Given Melbourne, and many other circuits, have allowed fans to swarm onto the tarmac and enjoy the track layout once the racing activities have ended, what’s the reason for the change of heart?

The ban has come about as a result of multiple failings last year – both on the part of circuit security and the fan’s own behaviour.

While the circuit opens up access for spectators following the chequered flag and the cars have all left the track, some fans decided not to wait for everything to become safe.

Following the conclusion of the 2023 Australian Grand Prix, a small number of fans gained access to the track’s confines.

This was a huge safety hazard – the race had finished under the Safety Car and Nico Hulkenberg had to park his Haas at the side of the track after Turn 1. With the ERS light on red, indicating potentially dangerous electrical conditions if anyone touched it, spectators came frighteningly close to touching it.

“The security measures and the protocols which were expected to be in place for the Event were not enforced resulting in an unsafe environment for the spectators, drivers, and race officials,” said the stewards.

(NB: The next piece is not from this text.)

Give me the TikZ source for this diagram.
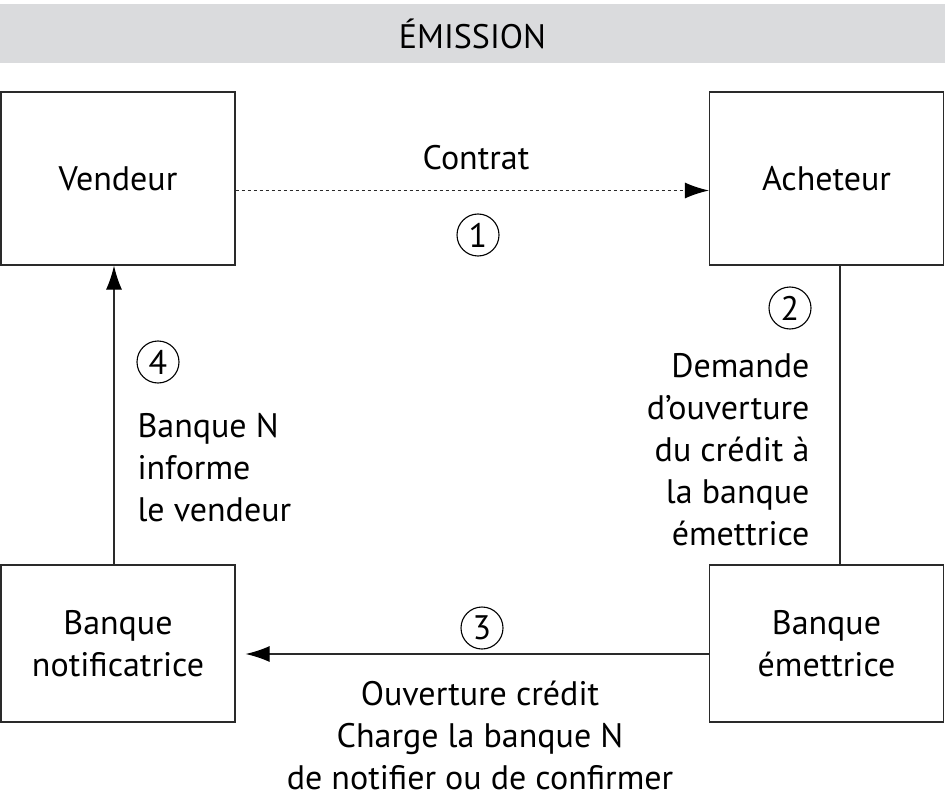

The incident prompted the stewards to refer the organisers to the FIA’s World Motor Sport Council, with AGPC conceding there had been “unacceptable situations that could have had disastrous consequences”.

AGPC was found in breach of Article 12.2.1.h of the FIA International Sporting Code which decrees: “any unsafe act or failure to take reasonable measures, thus resulting in an unsafe situation”.

But, given AGPC’s immediate willingness to admit to the failings as well as agreeing to thorough reviews and a remediation plan with the FIA, the race was not struck from the calendar.